Soooo at that point I just wanted to stay put. This rental is on ten acres in beautiful country and although winters kinda stink here, moving so many people in addition to the dog and 2 horses we now own wasn't sounding real fun to me. Marty reluctantly agreed. He didn't want to stay another winter here, but also wasn't ready to go looking for a rental in a warmer area or commit to buying a home either. We just wanted to settle in, stay HERE and see what God had in store for our future when he was ready to reveal it.
It wasn't long, in fact a few weeks went by and we were notified the house we're living in was being put up for sale. Ug. Now we had to make a decision. Stay and buy, or move... And move where? Buy or rent?
Marty didn't want to by this house - I was tempted because it's convenience but I didn't really wanna be stuck here for a few years - again, the winters are really what pushed us into looking elsewhere.
So after lots of praying we decided to look for a house in the Spokane, WA area or even in the Coeur D' Alene, ID area. Both of those areas have very mild winters and are within an hour from us. We decided we wanted a property with 10 acres (give or take an acre or two). We found several properties that seemed like great fits, sometimes even perfect, but everytime we were ready to make an offer, even if it was a DAY after it went on the market, someone else beat us to it and had already locked the property down with an offer. The first few times it happened I thought "well bummer, we'll get the next one." But then it just continued on, every house getting taken off the market - fast enough to make our heads spin, I just knew God was blocking several more paths.
We were looking for a 4 or 5 bedroom house, with 10 acres - something private. We really only need 4 bedrooms, but my dad needs his own living area, so he can get away from all of us and have some peace and quiet when he needs. So either 5 bedrooms or 4 with a second living room. We were hoping to find something set up for horses, but if not, Marty is fast at putting up fencing. None of the places we were ready to make an offer on had any kind of horse set up, just the land to accommodation them.
So we were feeling very squeezed. We're gonna have to move before winter, but there was no where to go, lol. Not such a big deal for Marty and I. Even the horses we could have found boarding for, but with the kids and dad, ug.... I was starting to feel quite a bit of pressure. Which reminded me to rely on the Lord so much more.
Then by some fluke (I say that sarcastically - I'm certain God made this happen.) we were sent out another bunch of houses that were on the market. It was from an automated search generator. You put in your parameters, and it's all computerized and automatic from there. It emails you when new houses come up within your search parameters. It wasn't the only way we were searching for houses, just one. Anyway it spit out a 3 bedroom house and emailed it to us. Logically thinking, this made no sense - the computer shouldn't have sent us this one. But looking at it, it seemed to have a large basement where we could possibly put up a 4th bedroom fast for my dad and still have a separate and second living area for him. So we went to look at it. When we got there we found that it had an office (with no closet) that wasn't listed in any of the ads or even on the realtors mls info. How they forgot to mention this I don't know, but to me it was the 4th bedroom all ready to go! We can add a closet later, or just put in a wardrobe or dresser and it's perfect for my dad. I'm certain it hadn't been pounced on yet because that office wasn't listed, Praise GOD!! It comes with 40 fenced acres, a great barn for horses and a garage my husband has always dreamed of. There is an orchard with a variety of cherry trees, and apple tree, and a WRAP AROUND PORCH to LIVE MY DAYS out on!

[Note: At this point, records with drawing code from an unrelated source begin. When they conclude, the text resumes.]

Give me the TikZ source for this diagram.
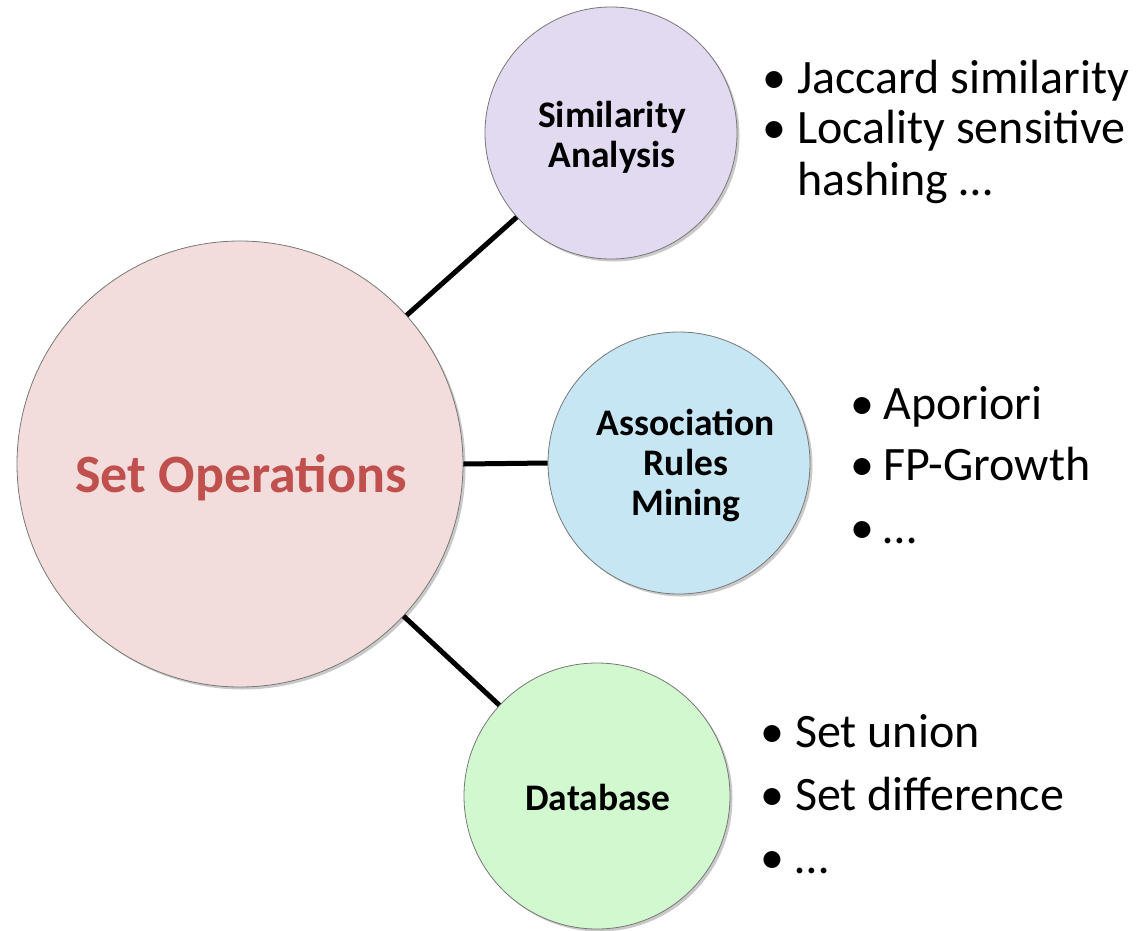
\documentclass[tikz,border=0pt]{standalone}
\usepackage{fontspec}
\setmainfont{Carlito}
\usetikzlibrary{shadows}
\definecolor{pinkfill}{RGB}{242,221,220}
\definecolor{lavfill}{RGB}{225,218,240}
\definecolor{bluefill}{RGB}{197,230,242}
\definecolor{greenfill}{RGB}{210,248,208}
\definecolor{settext}{RGB}{192,80,77}
\definecolor{rimgray}{RGB}{120,120,120}
\begin{document}
\begin{tikzpicture}[x=1pt,y=-1pt,
  bubble/.style={circle, draw=rimgray, line width=0.8pt, inner sep=0pt, align=center,
    font=\bfseries\fontsize{37.5}{40}\selectfont,
    drop shadow={shadow xshift=2.5pt, shadow yshift=-2.5pt, opacity=0.3, fill=black!70}},
  link/.style={line width=5pt, black},
  itemtext/.style={anchor=base west, inner sep=0pt, font=\fontsize{48}{54}\selectfont},
  label/.style={inner sep=0pt, align=center, font=\bfseries\fontsize{37.5}{40}\selectfont},
]
\useasboundingbox (0,0) rectangle (1136,930);

\node[bubble, fill=pinkfill, minimum size=446pt] (set) at (240,464) {};
\node[bubble, fill=lavfill, minimum size=252pt] (sim) at (611,133) {};
\node[bubble, fill=bluefill, minimum size=262pt] (assoc) at (679,463) {};
\node[bubble, fill=greenfill, minimum size=266pt] (db) at (597,796) {};

\node[label, text=settext, font=\bfseries\fontsize{54}{60}\selectfont] (setlbl) at (241,478) {Set Operations};
\node[label] (simlbl) at (612,137) {Similarity\\Analysis};
\node[label] (assoclbl) at (686,465) {Association\\Rules\\Mining};
\node[label] (dblbl) at (598,797) {Database};

\draw[link] (set) -- (sim);
\draw[link] (set.east) -- (assoc.west);
\draw[link] (set) -- (db);

% Similarity list
\node[itemtext] (b1) at (762,93) {•};
\node[itemtext] (t1) at (797,93) {Jaccard similarity};
\node[itemtext] (b2) at (762,143) {•};
\node[itemtext] (t2) at (797,143) {Locality sensitive};
\node[itemtext] (t3) at (797,195) {hashing …};

% Association list
\node[itemtext] (b4) at (850,419) {•};
\node[itemtext] (t4) at (883,419) {Aporiori};
\node[itemtext] (b5) at (850,480) {•};
\node[itemtext] (t5) at (883,480) {FP-Growth};
\node[itemtext] (b6) at (850,543) {•};
\node[itemtext] (t6) at (883,543) {…};

% Database list
\node[itemtext] (b7) at (760,747) {•};
\node[itemtext] (t7) at (795,747) {Set union};
\node[itemtext] (b8) at (760,810) {•};
\node[itemtext] (t8) at (795,810) {Set difference};
\node[itemtext] (b9) at (760,873) {•};
\node[itemtext] (t9) at (795,873) {…};
\end{tikzpicture}
\end{document}
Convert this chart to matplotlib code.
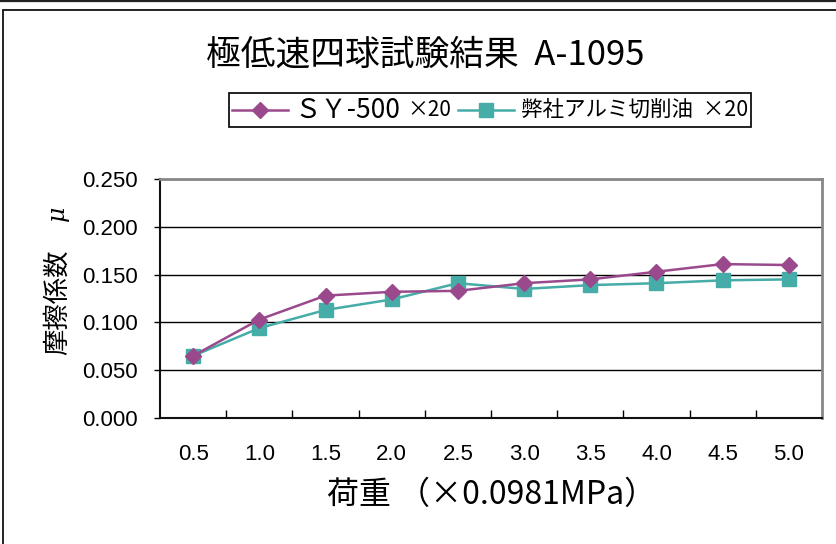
import matplotlib
matplotlib.use("Agg")
import matplotlib.pyplot as plt
from matplotlib.lines import Line2D
from matplotlib.patches import Rectangle
from matplotlib.offsetbox import HPacker, TextArea, DrawingArea, AnchoredOffsetbox

# ---------- data ----------
loads = ["0.5", "1.0", "1.5", "2.0", "2.5", "3.0", "3.5", "4.0", "4.5", "5.0"]
sy500 = [0.065, 0.103, 0.128, 0.132, 0.133, 0.141, 0.145, 0.153, 0.161, 0.160]
alumi = [0.065, 0.094, 0.113, 0.124, 0.141, 0.135, 0.139, 0.141, 0.144, 0.145]
yticks = [0.0, 0.05, 0.10, 0.15, 0.20, 0.25]

PURPLE = "#9A4A8C"
TEAL = "#45ACA8"
JP = ["Noto Sans CJK JP", "DejaVu Sans"]
NUM = ["Liberation Sans", "DejaVu Sans"]

W, H = 837, 544
fig = plt.figure(figsize=(W / 100, H / 100), dpi=100)

# outer frame (cut off right/bottom like the reference) + top rule
fig.add_artist(Line2D([0, 1], [1 - 1 / H] * 2, transform=fig.transFigure,
                      color="#222222", lw=1.6))
fig.add_artist(Rectangle((3 / W, -0.1), 2, 1 - 10.5 / H + 0.1,
                         transform=fig.transFigure, fill=False,
                         ec="#111111", lw=1.3))

ax = fig.add_axes([160 / W, 1 - 418 / H, 662 / W, 239 / H])
x = list(range(len(loads)))
ax.plot(x, sy500, color=PURPLE, lw=1.8, marker="D", ms=8.5, zorder=4)
ax.plot(x, alumi, color=TEAL, lw=1.8, marker="s", ms=9.5, zorder=3)

ax.set_xlim(-0.5, len(loads) - 0.5)
ax.set_ylim(0, 0.25)
ax.set_yticks(yticks)
ax.set_yticklabels([f"{v:.3f}" for v in yticks], fontfamily=NUM, fontsize=16)
ax.set_xticks(x)
ax.set_xticklabels(loads, fontfamily=NUM, fontsize=16)
ax.set_xticks([i + 0.5 for i in x[:-1]], minor=True)
ax.tick_params(axis="x", which="major", length=0, pad=19)
ax.tick_params(axis="x", which="minor", direction="in", length=6, width=1)
ax.tick_params(axis="y", direction="out", length=4, width=1, pad=12)
ax.grid(axis="y", color="black", lw=1)
ax.set_axisbelow(True)
for s in ("left", "bottom"):
    ax.spines[s].set_color("#111111")
    ax.spines[s].set_linewidth(1.5)
for s in ("top", "right"):
    ax.spines[s].set_color("#888888")
    ax.spines[s].set_linewidth(2)

# titles / labels
fig.text(425 / W, 1 - 55 / H, "極低速四球試験結果  A-1095", ha="center", va="center",
         fontfamily=JP, fontsize=25)
fig.text(57 / W, 1 - 302 / H, "摩擦係数", rotation=90, ha="center", va="center",
         fontfamily=JP, fontsize=19)
fig.text(57 / W, 1 - 213 / H, "μ", rotation=90, ha="center", va="center",
         fontfamily="DejaVu Serif", style="italic", fontsize=17)
fig.text(492 / W, 1 - 495 / H, "荷重 （×0.0981MPa）", ha="center", va="center",
         fontfamily=JP, fontsize=23)


# legend
def handle(color, marker, ms):
    da = DrawingArea(40, 14, 0, 0)
    da.add_artist(Line2D([0, 40], [7, 7], color=color, lw=1.8))
    da.add_artist(Line2D([20], [7], color=color, marker=marker, ms=ms, lw=0))
    return da


items = [
    handle(PURPLE, "D", 8.5),
    TextArea("ＳＹ-500", textprops=dict(fontfamily=JP, fontsize=19)),
    TextArea("×20", textprops=dict(fontfamily=JP, fontsize=15)),
    handle(TEAL, "s", 9.5),
    TextArea("弊社アルミ切削油  ×20", textprops=dict(fontfamily=JP, fontsize=15.5)),
]
pack = HPacker(children=items, align="center", pad=0, sep=5)
box = AnchoredOffsetbox(loc="center", child=pack, pad=0.25, frameon=True,
                        bbox_to_anchor=(490 / W, 1 - 110 / H),
                        bbox_transform=fig.transFigure, borderpad=0)
box.patch.set_edgecolor("#111111")
box.patch.set_linewidth(1.3)
fig.add_artist(box)

fig.savefig("out.png", dpi=100)
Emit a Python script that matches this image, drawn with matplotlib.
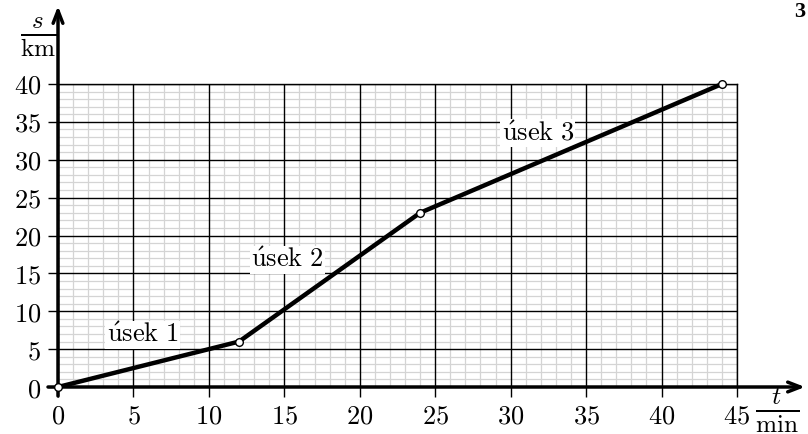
import matplotlib.pyplot as plt
import numpy as np

plt.rcParams['mathtext.fontset'] = 'cm'
plt.rcParams['font.family'] = 'serif'

# data of the s-t graph
t_points = [0, 12, 24, 44]
s_points = [0, 6, 23, 40]
x_ticks = [0, 5, 10, 15, 20, 25, 30, 35, 40, 45]
y_ticks = [0, 5, 10, 15, 20, 25, 30, 35, 40]
labels = [r'$\mathrm{\acute{u}sek\ 1}$', r'$\mathrm{\acute{u}sek\ 2}$', r'$\mathrm{\acute{u}sek\ 3}$']
label_t = [5.6, 15.2, 31.8]
label_s = [6.9, 16.8, 33.5]

W, H = 808, 434
fig = plt.figure(figsize=(W/100, H/100), dpi=100)
ax = fig.add_axes([58/W, (H-387)/H, (737-58)/W, (387-84)/H])
ax.set_xlim(0, 45)
ax.set_ylim(0, 40)

# millimetre paper: light minor lines first, then the black major lines on top
for v in range(46):
    if v % 5:
        ax.axvline(v, color='#d4d4d4', lw=0.9, zorder=0.5)
for v in range(41):
    if v % 5:
        ax.axhline(v, color='#d4d4d4', lw=0.9, zorder=0.5)
for v in x_ticks:
    ax.axvline(v, color='black', lw=1.0, zorder=1)
for v in y_ticks:
    ax.axhline(v, color='black', lw=1.0, zorder=1)

ax.set_xticks(x_ticks)
ax.set_yticks(y_ticks)
ax.set_xticklabels(['$%d$' % v for v in x_ticks], fontsize=19)
ax.set_yticklabels(['$%d$' % v for v in y_ticks], fontsize=19)
ax.tick_params(which='major', direction='out', length=7, width=1.0, pad=5)
for side in ['top', 'right']:
    ax.spines[side].set_linewidth(1.0)
for side in ['left', 'bottom']:
    ax.spines[side].set_visible(False)

# axes with arrows
ax.annotate('', xy=(805/W, (H-387)/H), xytext=(48/W, (H-387)/H), xycoords='figure fraction',
            arrowprops=dict(arrowstyle='->, head_length=0.9, head_width=0.35', lw=2.5, color='black',
                            shrinkA=0, shrinkB=0))
ax.annotate('', xy=(58/W, (H-6)/H), xytext=(58/W, (H-396)/H), xycoords='figure fraction',
            arrowprops=dict(arrowstyle='->, head_length=0.9, head_width=0.35', lw=2.5, color='black',
                            shrinkA=0, shrinkB=0))

# graph
ax.plot(t_points, s_points, color='black', lw=3.2, zorder=3, clip_on=False)
ax.plot(t_points, s_points, 'o', ms=5.5, mfc='white', mec='black', mew=1, zorder=4, clip_on=False)

for txt, x, y in zip(labels, label_t, label_s):
    ax.text(x, y, txt, fontsize=19, ha='center', va='center', zorder=2,
            bbox=dict(facecolor='white', edgecolor='none', pad=1))

# axis labels as fractions
fig.text(38/W, 1 - 37/H, r'$\frac{s}{\mathrm{km}}$', fontsize=26, ha='center', va='center')
fig.text(777/W, 1 - 411/H, r'$\frac{t}{\mathrm{min}}$', fontsize=26, ha='center', va='center')
fig.text(800/W, 1 - 12/H, '3', fontsize=16, fontweight='bold', family='Liberation Serif',
         ha='center', va='center')

fig.savefig('out.png', dpi=100)
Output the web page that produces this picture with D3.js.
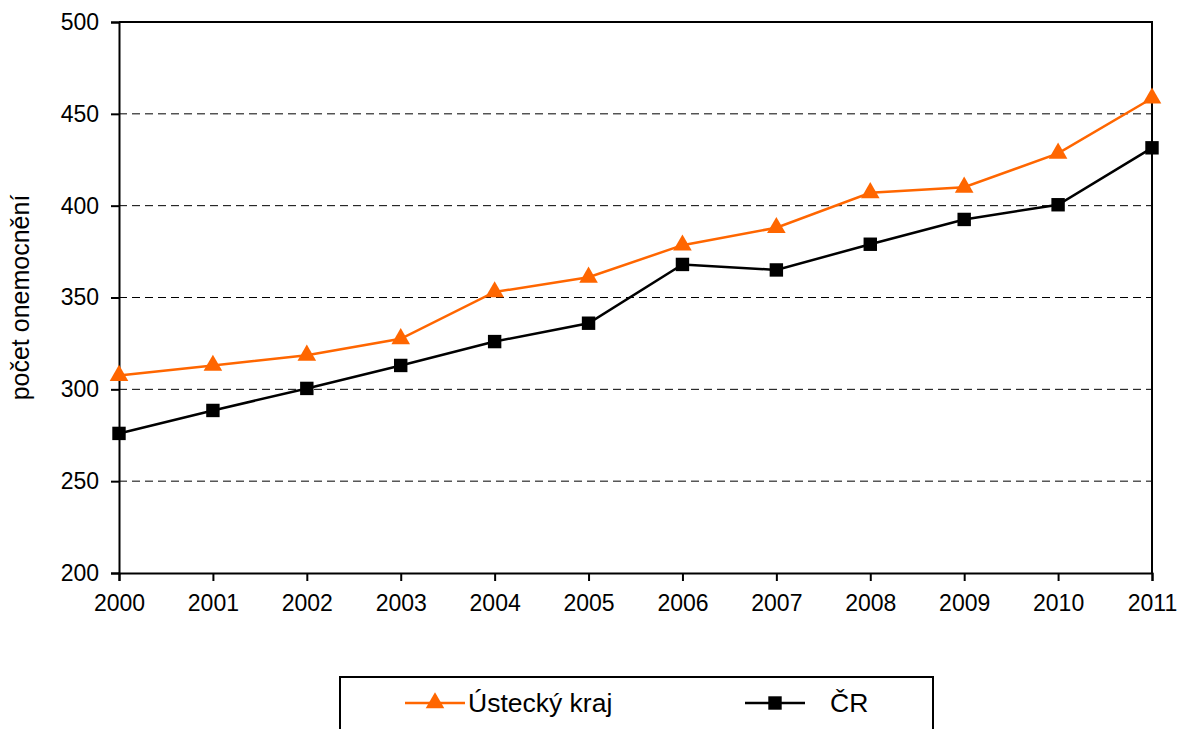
<!DOCTYPE html>
<html>
<head>
<meta charset="utf-8">
<script src="https://cdn.jsdelivr.net/npm/d3@7"></script>
<style>
  body { margin: 0; background: #fff; }
  svg text { font-family: "Liberation Sans", Arial, sans-serif; fill: #000; }
</style>
</head>
<body>
<div id="chart"></div>
<script>
// data
const years = ["2000", "2001", "2002", "2003", "2004", "2005", "2006", "2007", "2008", "2009", "2010", "2011"];
const usteckyKraj = [307.5, 313, 318.5, 327.5, 353, 361, 378.5, 388, 407, 410, 428.5, 458.5];
const cr = [276, 288.5, 300.5, 313, 326, 336, 368, 365, 379, 392.5, 400.5, 431.5];
const yTicks = [200, 250, 300, 350, 400, 450, 500];
const seriesNames = ["Ústecký kraj", "ČR"];

const W = 1181, H = 729;
const margin = { left: 119, right: 29, top: 22, bottom: 156 };

const svg = d3.select("#chart").append("svg")
    .attr("width", W)
    .attr("height", H);

const x = d3.scalePoint()
    .domain(years)
    .range([margin.left, W - margin.right]);

const y = d3.scaleLinear()
    .domain([200, 500])
    .range([H - margin.bottom, margin.top]);

// dashed grid
svg.append("g")
    .selectAll("line")
    .data(yTicks.filter(d => d > 200 && d < 500))
    .enter().append("line")
    .attr("x1", margin.left)
    .attr("x2", W - margin.right)
    .attr("y1", d => y(d))
    .attr("y2", d => y(d))
    .attr("stroke", "#000")
    .attr("stroke-width", 1)
    .attr("stroke-dasharray", "8,5");

// frame top / right
svg.append("path")
    .attr("d", `M${margin.left},${y(500)}H${W - margin.right}V${y(200)}`)
    .attr("fill", "none")
    .attr("stroke", "#000")
    .attr("stroke-width", 2);

// axes
const yAxis = svg.append("g")
    .attr("transform", `translate(${margin.left},0)`)
    .call(d3.axisLeft(y).tickValues(yTicks).tickSize(8).tickPadding(12));

const xAxis = svg.append("g")
    .attr("transform", `translate(0,${y(200)})`)
    .call(d3.axisBottom(x).tickSize(8).tickPadding(14));

[yAxis, xAxis].forEach(a => {
    a.select(".domain").attr("stroke", "#000").attr("stroke-width", 2);
    a.selectAll(".tick line").attr("stroke", "#000").attr("stroke-width", 2);
    a.selectAll("text").style("font-size", "23px").attr("fill", "#000");
});

// y axis title
svg.append("text")
    .attr("transform", `translate(29,${(y(200) + y(500)) / 2}) rotate(-90)`)
    .attr("text-anchor", "middle")
    .style("font-size", "25px")
    .text("počet onemocnění");

const series = [
    { name: seriesNames[0], values: usteckyKraj, color: "#FF6600", symbol: d3.symbolTriangle, size: 150 },
    { name: seriesNames[1], values: cr, color: "#000000", symbol: d3.symbolSquare, size: 180 }
];

const line = d3.line()
    .x((d, i) => x(years[i]))
    .y(d => y(d));

// draw ČR first so orange sits on top
series.slice().reverse().forEach(s => {
    svg.append("path")
        .datum(s.values)
        .attr("d", line)
        .attr("fill", "none")
        .attr("stroke", s.color)
        .attr("stroke-width", 2.5);

    svg.append("g")
        .selectAll("path")
        .data(s.values)
        .enter().append("path")
        .attr("transform", (d, i) => `translate(${x(years[i])},${y(d)})`)
        .attr("d", d3.symbol().type(s.symbol).size(s.size))
        .attr("fill", s.color);
});

// legend
const legend = svg.append("g");
legend.append("rect")
    .attr("x", 340)
    .attr("y", 677)
    .attr("width", 593)
    .attr("height", 80)
    .attr("fill", "#fff")
    .attr("stroke", "#000")
    .attr("stroke-width", 2);

const legendX = [405, 745];
series.forEach((s, i) => {
    const g = legend.append("g").attr("transform", `translate(${legendX[i]},703)`);
    g.append("line")
        .attr("x1", 0).attr("x2", 60)
        .attr("stroke", s.color)
        .attr("stroke-width", 2.5);
    g.append("path")
        .attr("transform", "translate(30,0)")
        .attr("d", d3.symbol().type(s.symbol).size(s.size))
        .attr("fill", s.color);
    g.append("text")
        .attr("x", i === 0 ? 63 : 85)
        .attr("dy", "0.35em")
        .style("font-size", "26.5px")
        .text(s.name);
});
</script>
</body>
</html>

This was taken when I first went out to see the house the first time.
I could go on and on and on about this house. ON and ON. It's truly more than we deserve. In short this was one of those moments God blocked our path at every turn, and saved the best for last. What we thought would be perfect or fun or we could make due with - he said no to and gave us a gift far better than we had ever dreamed of.
Consider the lilies, how they grow: they neither toil nor spin; but I tell you, not even Solomon in all his glory clothed himself like one of these. But if God so clothes the grass in the field, which is alive today and tomorrow is thrown into the furnace, how much more will He clothe you? ~ Luke 12:27-28
We're so excited and will be moving in, in just a few short days. :D
Although I'm ready to go, I shall truly miss this house in Spirit Lake. It has been just what we needed in so many ways. Honestly I think of this house and the land like I do a dear friend who was there for us just when we needed it most, in all the ways we needed it. God truly set this place a side for us when we were looking for a rental a year ago and we are so grateful. We'll always look back on our time here warmly.